# [Aim]
Extract the run of lines that starts at the top of the records below and ends at the line with "ax = fig.add_axes([28", keeping both ends and excluding pictures.

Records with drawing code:
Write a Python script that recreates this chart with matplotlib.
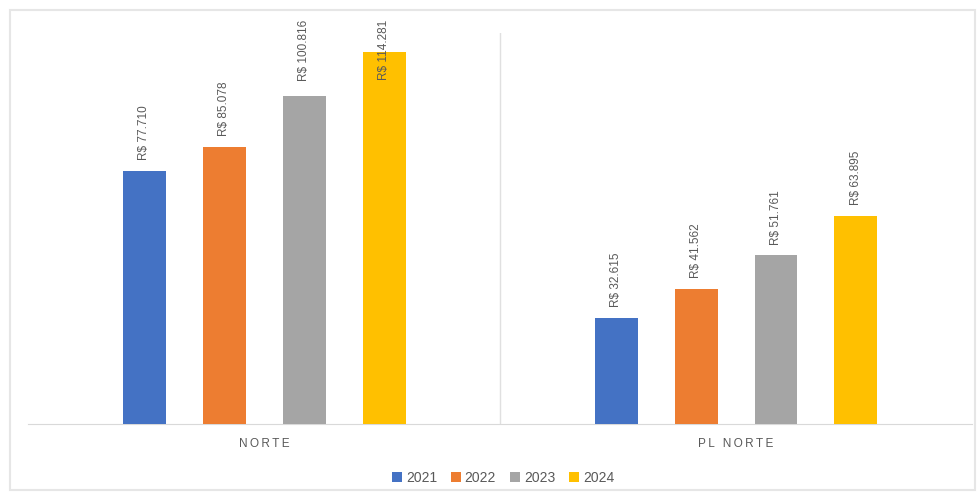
import numpy as np
import matplotlib.pyplot as plt
from matplotlib.patches import Rectangle

categories = ['NORTE', 'PL NORTE']
years = ['2021', '2022', '2023', '2024']
values = {
    '2021': [77710, 32615],
    '2022': [85078, 41562],
    '2023': [100816, 51761],
    '2024': [114281, 63895],
}
colors = ['#4472C4', '#ED7D31', '#A5A5A5', '#FFC000']


def fmt(v):
    return 'R$ ' + f'{v:,}'.replace(',', '.')


plt.rcParams['font.family'] = ['Liberation Sans', 'DejaVu Sans']
fig = plt.figure(figsize=(9.79, 4.96), dpi=100)
ax = fig.add_axes([28 / 979, 1 - 424 / 496, 944 / 979, 391 / 496])

x = np.arange(len(categories))
width = 43 / 472
step = 80 / 472
label_top = 124000   # labels that would run off the top get pushed down
label_len = 21000
for i, (yr, c) in enumerate(zip(years, colors)):
    pos = x + (i - 1.5) * step
    bars = ax.bar(pos, values[yr], width, color=c, label=yr, zorder=3)
    for b, v in zip(bars, values[yr]):
        y0 = v + 3300
        if y0 + label_len > label_top:
            ax.text(b.get_x() + b.get_width() / 2, label_top, fmt(v),
                    rotation=90, ha='center', va='top', fontsize=8.5,
                    color='#595959', zorder=4, clip_on=False)
        else:
            ax.text(b.get_x() + b.get_width() / 2, y0, fmt(v),
                    rotation=90, ha='center', va='bottom', fontsize=8.5,
                    color='#595959', zorder=4)

ax.set_xlim(-0.5, 1.5)
ax.set_ylim(0, 120000)
ax.set_yticks([])
ax.set_xticks(x)
ax.set_xticklabels(['\u2009'.join(c) for c in categories],
                   fontsize=8.5, color='#595959')
ax.tick_params(axis='x', length=0, pad=10)
ax.axvline(0.5, color='#E0E0E0', lw=1, zorder=1)
for s in ['top', 'left', 'right']:
    ax.spines[s].set_visible(False)
ax.spines['bottom'].set_color('#D9D9D9')

ax.legend(loc='center', bbox_to_anchor=(503 / 979, 1 - 478 / 496),
          bbox_transform=fig.transFigure, ncol=4, frameon=False,
          fontsize=10, handlelength=0.7, handleheight=0.7,
          handletextpad=0.3, columnspacing=1.0, labelcolor='#595959')

fig.patches.append(Rectangle((10 / 979, 6 / 496), 965 / 979, 480 / 496,
                             transform=fig.transFigure, fill=False,
                             edgecolor='#E6E6E6', lw=1.5))

fig.savefig('out.png', dpi=100)
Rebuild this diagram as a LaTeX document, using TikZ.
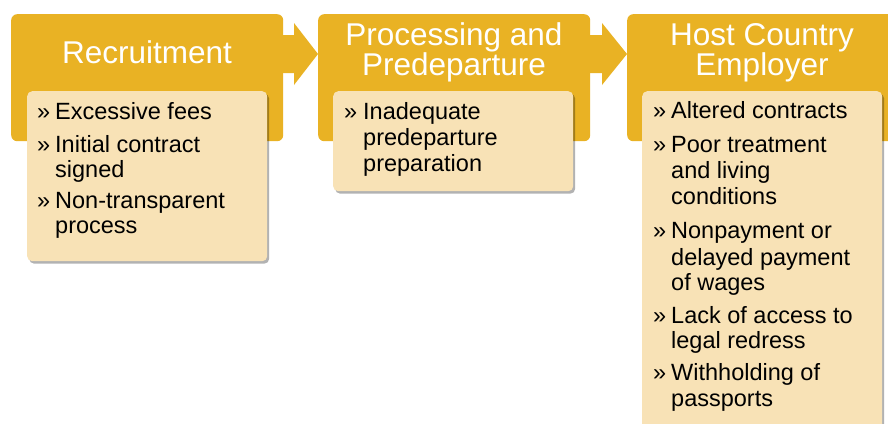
\documentclass[tikz,border=0pt]{standalone}
\usepackage{fontspec}
\setmainfont{Liberation Sans}
\usetikzlibrary{shadows}
\definecolor{gold}{RGB}{233,178,36}
\definecolor{cream}{RGB}{248,226,182}
\tikzset{
  goldbox/.style={draw=none, fill=gold, rounded corners=6pt, inner sep=0pt, minimum width=272pt, minimum height=127pt, anchor=north west},
  creambox/.style={draw=none, fill=cream, rounded corners=5pt, inner sep=0pt, minimum width=240pt, anchor=north west,
    drop shadow={shadow xshift=2pt, shadow yshift=-2.5pt, fill=black, opacity=0.3}},
  flowarrow/.style={fill=gold, draw=none},
  head/.style={anchor=base, inner sep=0pt, text=white, font=\fontsize{31.5}{30}\selectfont},
  bul/.style={anchor=base west, inner sep=0pt, text=black, font=\fontsize{23.5}{26}\selectfont},
  bodytxt/.style={anchor=base west, inner sep=0pt, text=black, font=\fontsize{23.5}{26}\selectfont}
}
\begin{document}
\begin{tikzpicture}[x=1pt, y=-1pt]
\useasboundingbox (0,0) rectangle (888,423);
\clip (0,0) rectangle (888,423);
\fill[white] (0,0) rectangle (888,423);
% gold stage boxes
\node[goldbox] (b1) at (11,14) {};
\node[goldbox] (b2) at (318,14) {};
\node[goldbox] (b3) at (627,14) {};
% arrows
\fill[flowarrow] (280,35) -- (294,35) -- (294,23) -- (318,54) -- (294,85) -- (294,73) -- (280,73) -- cycle;
\fill[flowarrow] (587,35) -- (602,35) -- (602,23) -- (627,54) -- (602,85) -- (602,73) -- (587,73) -- cycle;
% headers
\node[head] (h1) at (147,63) {Recruitment};
\node[head] (h2a) at (454,45) {Processing and};
\node[head] (h2b) at (454,75) {Predeparture};
\node[head] (h3a) at (762,45) {Host Country};
\node[head] (h3b) at (762,75) {Employer};
% cream boxes
\node[creambox, minimum height=170pt] (c1) at (27,91) {};
\node[creambox, minimum height=100pt] (c2) at (333,91) {};
\node[creambox, minimum height=400pt] (c3) at (642,91) {};
% box 1 text
\node[bul] (p1a) at (37,119) {»};
\node[bodytxt] (t1a) at (55,119) {Excessive fees};
\node[bul] (p1b) at (37,152) {»};
\node[bodytxt] (t1b) at (55,152) {Initial contract};
\node[bodytxt] (t1c) at (55,177) {signed};
\node[bul] (p1d) at (37,208) {»};
\node[bodytxt] (t1d) at (55,208) {Non-transparent};
\node[bodytxt] (t1e) at (55,233) {process};
% box 2 text
\node[bul] (p2a) at (344,119) {»};
\node[bodytxt] (t2a) at (363,119) {Inadequate};
\node[bodytxt] (t2b) at (363,145) {predeparture};
\node[bodytxt] (t2c) at (363,171) {preparation};
% box 3 text
\node[bul] (p3a) at (653,118) {»};
\node[bodytxt] (t3a) at (671,118) {Altered contracts};
\node[bul] (p3b) at (653,152) {»};
\node[bodytxt] (t3b) at (671,152) {Poor treatment};
\node[bodytxt] (t3c) at (671,178) {and living};
\node[bodytxt] (t3d) at (671,204) {conditions};
\node[bul] (p3e) at (653,238) {»};
\node[bodytxt] (t3e) at (671,238) {Nonpayment or};
\node[bodytxt] (t3f) at (671,265) {delayed payment};
\node[bodytxt] (t3g) at (671,290) {of wages};
\node[bul] (p3h) at (653,323) {»};
\node[bodytxt] (t3h) at (671,323) {Lack of access to};
\node[bodytxt] (t3i) at (671,348) {legal redress};
\node[bul] (p3j) at (653,380) {»};
\node[bodytxt] (t3j) at (671,380) {Withholding of};
\node[bodytxt] (t3k) at (671,406) {passports};
\end{tikzpicture}
\end{document}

# [Written response]
Write a Python script that recreates this chart with matplotlib.
import numpy as np
import matplotlib.pyplot as plt
from matplotlib.patches import Rectangle

categories = ['NORTE', 'PL NORTE']
years = ['2021', '2022', '2023', '2024']
values = {
    '2021': [77710, 32615],
    '2022': [85078, 41562],
    '2023': [100816, 51761],
    '2024': [114281, 63895],
}
colors = ['#4472C4', '#ED7D31', '#A5A5A5', '#FFC000']


def fmt(v):
    return 'R$ ' + f'{v:,}'.replace(',', '.')


plt.rcParams['font.family'] = ['Liberation Sans', 'DejaVu Sans']
fig = plt.figure(figsize=(9.79, 4.96), dpi=100)
ax = fig.add_axes([28 / 979, 1 - 424 / 496, 944 / 979, 391 / 496])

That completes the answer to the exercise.